---- DATASET EXCERPT
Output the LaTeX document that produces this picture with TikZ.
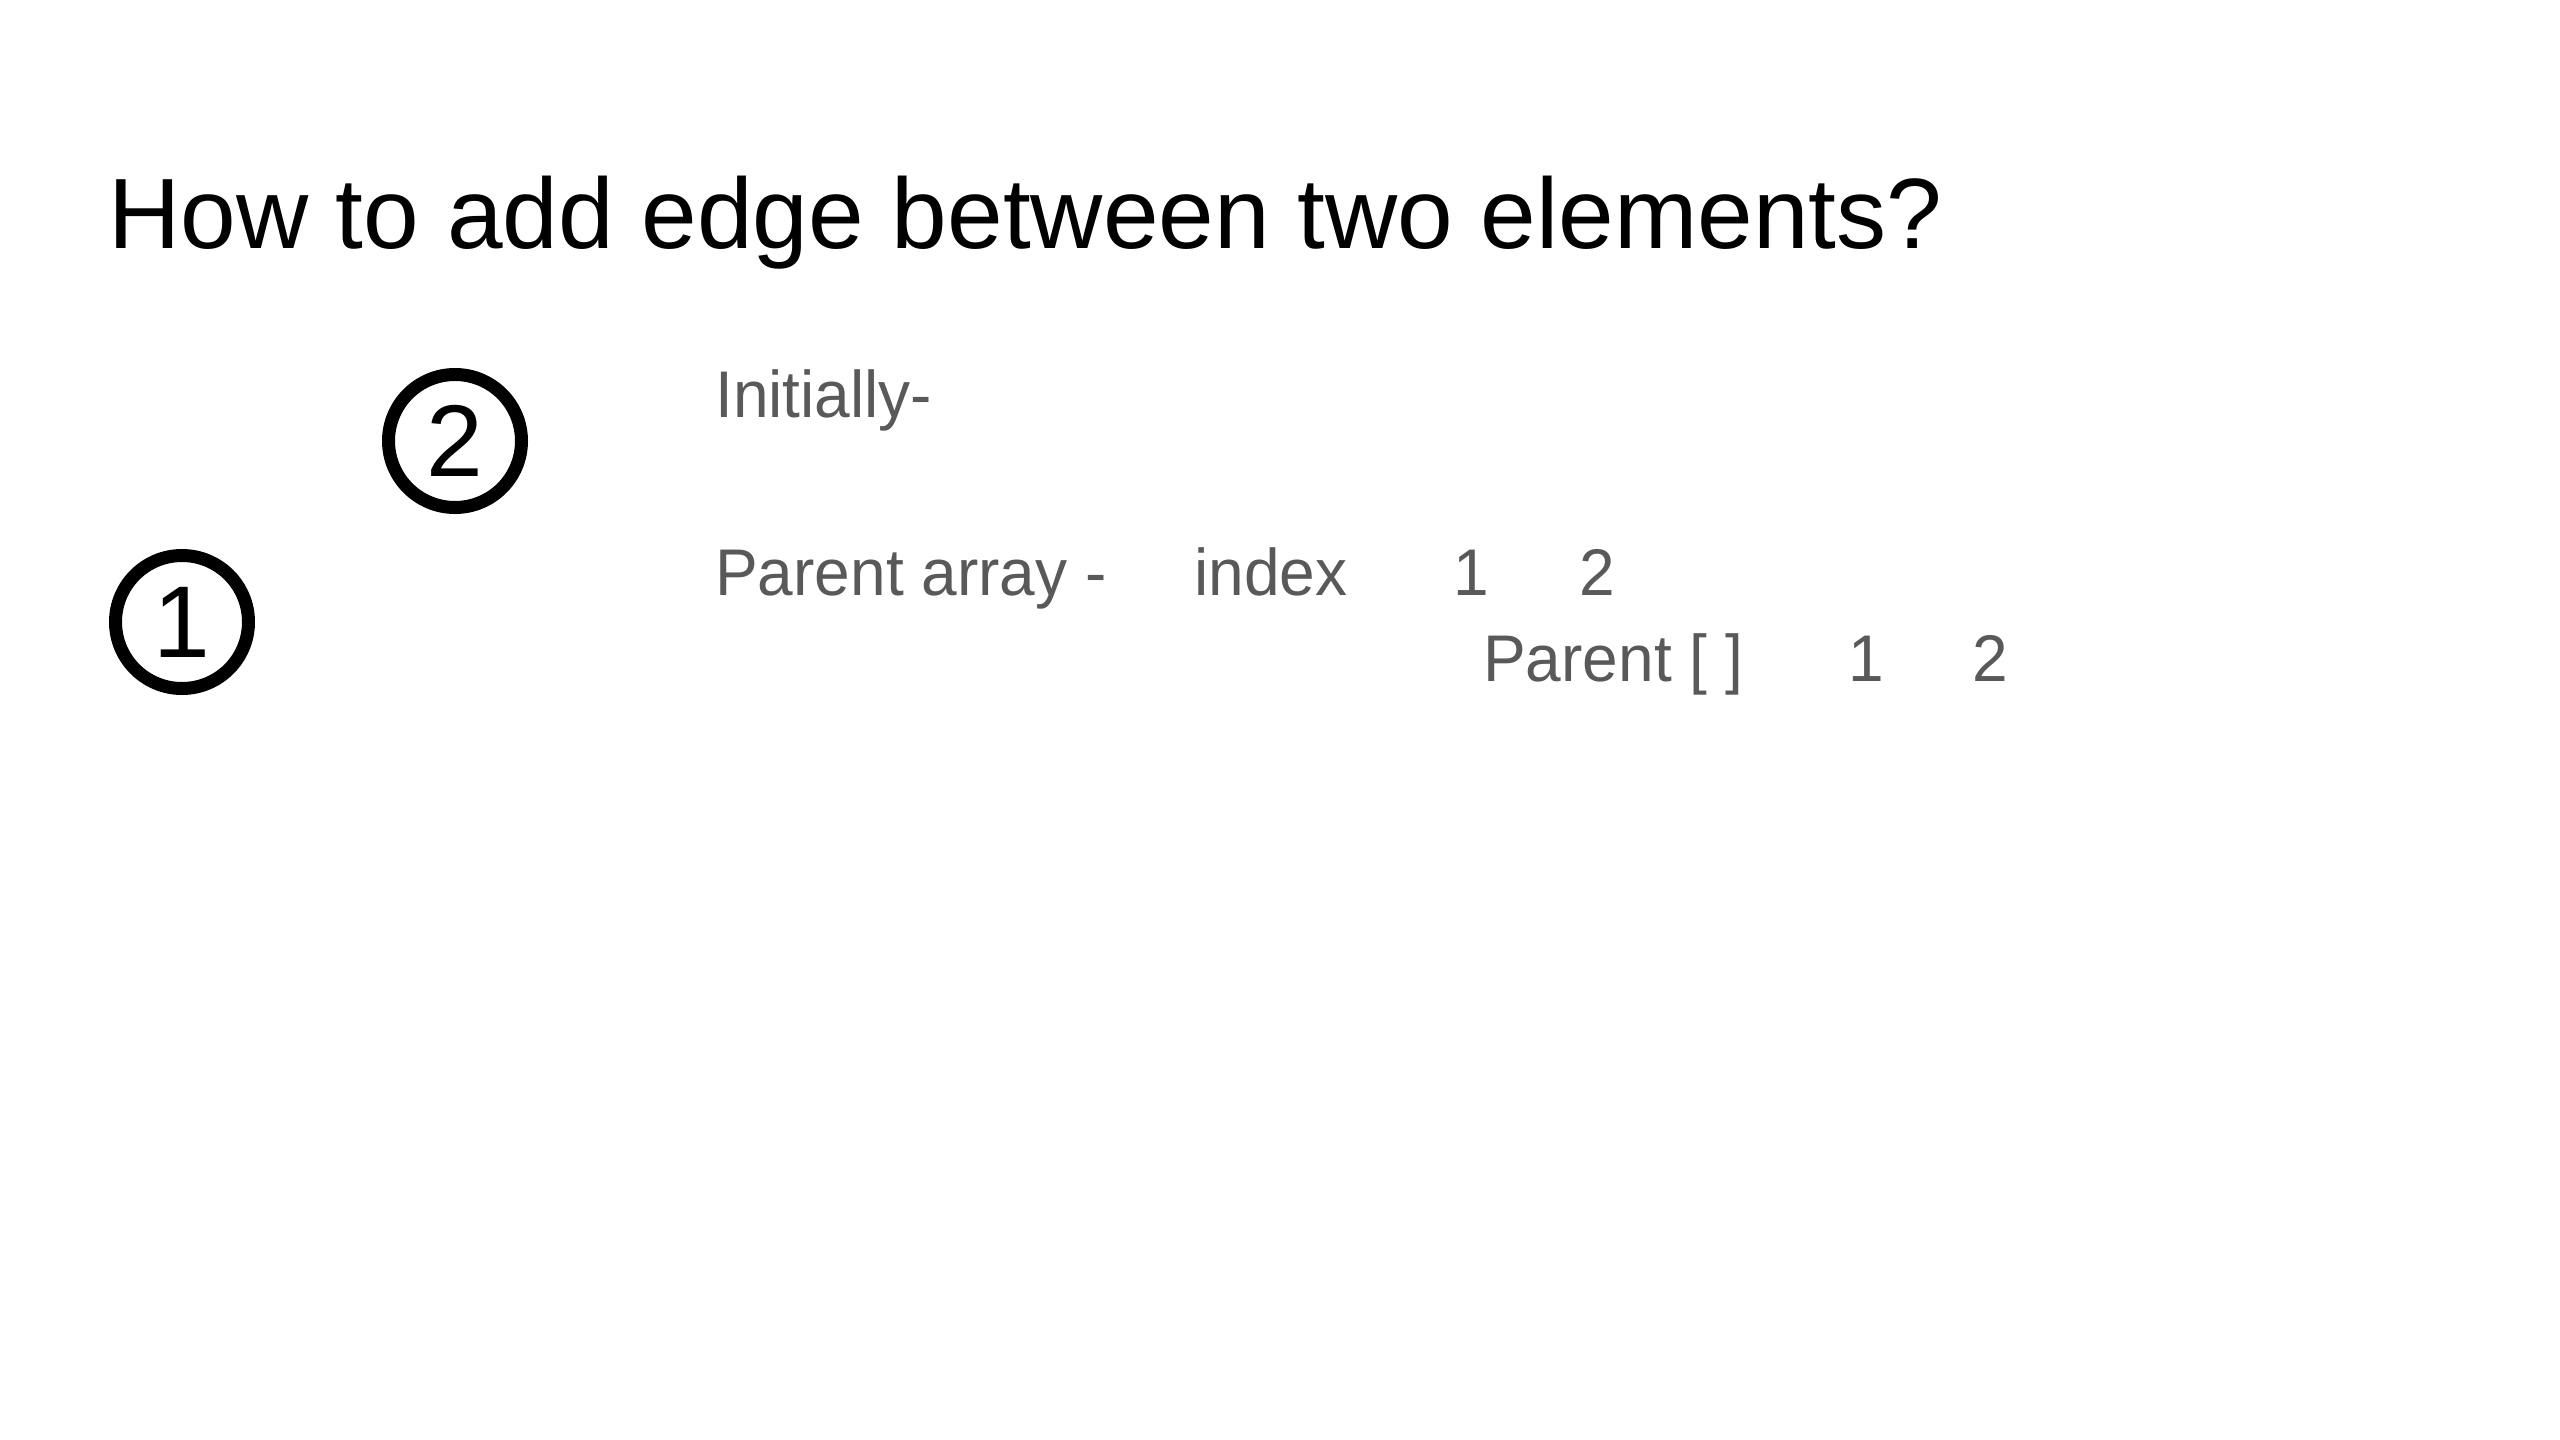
\documentclass[tikz,border=0pt]{standalone}
\usepackage{fontspec}
\setmainfont{Liberation Sans}
\newfontfamily\bodyfont[FakeStretch=0.97]{Liberation Sans}
\usepackage{xcolor}
\definecolor{slidegray}{HTML}{595959}
\tikzset{
    slide-title/.style = {anchor=base west, inner sep=0pt, text=black, font=\fontsize{100}{110}\selectfont},
    body-text/.style = {anchor=base west, inner sep=0pt, text=slidegray, font=\bodyfont\fontsize{66}{72}\selectfont},
    cell-text/.style = {body-text, anchor=base},
    vertex-circle/.style = {draw=black, line width=13pt, circle, minimum size=133pt, inner sep=0pt, font=\fontsize{102}{110}\selectfont},
}

\begin{document}
\begin{tikzpicture}[x=1pt, y=-1pt]
\useasboundingbox (0,0) rectangle (2560,1440);
\node [slide-title] (title) at (108,248) {How to add edge between two elements?};

% the two elements
\node [vertex-circle] (v2) at (455,441) {2};
\node [vertex-circle] (v1) at (182,622) {1};

% parent array
\node [body-text] (initially) at (715,417) {Initially-};
\node [body-text] (parent-array) at (715,595) {Parent array -};
\node [body-text] (index) at (1194,595) {index};
\node [cell-text] (index-1) at (1471,595) {1};
\node [cell-text] (index-2) at (1597,595) {2};
\node [body-text] (parent) at (1483,681) {Parent [ ]};
\node [cell-text] (parent-1) at (1866,681) {1};
\node [cell-text] (parent-2) at (1990,681) {2};
\end{tikzpicture}
\end{document}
--------
GIVEN INSTRUCTION: Leave the pictures out and please restate exactly the lines running from the start of the material through the one with "[vertex-circle] (v1) at".

COMPLETE ANSWER:
Output the LaTeX document that produces this picture with TikZ.
\documentclass[tikz,border=0pt]{standalone}
\usepackage{fontspec}
\setmainfont{Liberation Sans}
\newfontfamily\bodyfont[FakeStretch=0.97]{Liberation Sans}
\usepackage{xcolor}
\definecolor{slidegray}{HTML}{595959}
\tikzset{
    slide-title/.style = {anchor=base west, inner sep=0pt, text=black, font=\fontsize{100}{110}\selectfont},
    body-text/.style = {anchor=base west, inner sep=0pt, text=slidegray, font=\bodyfont\fontsize{66}{72}\selectfont},
    cell-text/.style = {body-text, anchor=base},
    vertex-circle/.style = {draw=black, line width=13pt, circle, minimum size=133pt, inner sep=0pt, font=\fontsize{102}{110}\selectfont},
}

\begin{document}
\begin{tikzpicture}[x=1pt, y=-1pt]
\useasboundingbox (0,0) rectangle (2560,1440);
\node [slide-title] (title) at (108,248) {How to add edge between two elements?};

% the two elements
\node [vertex-circle] (v2) at (455,441) {2};
\node [vertex-circle] (v1) at (182,622) {1};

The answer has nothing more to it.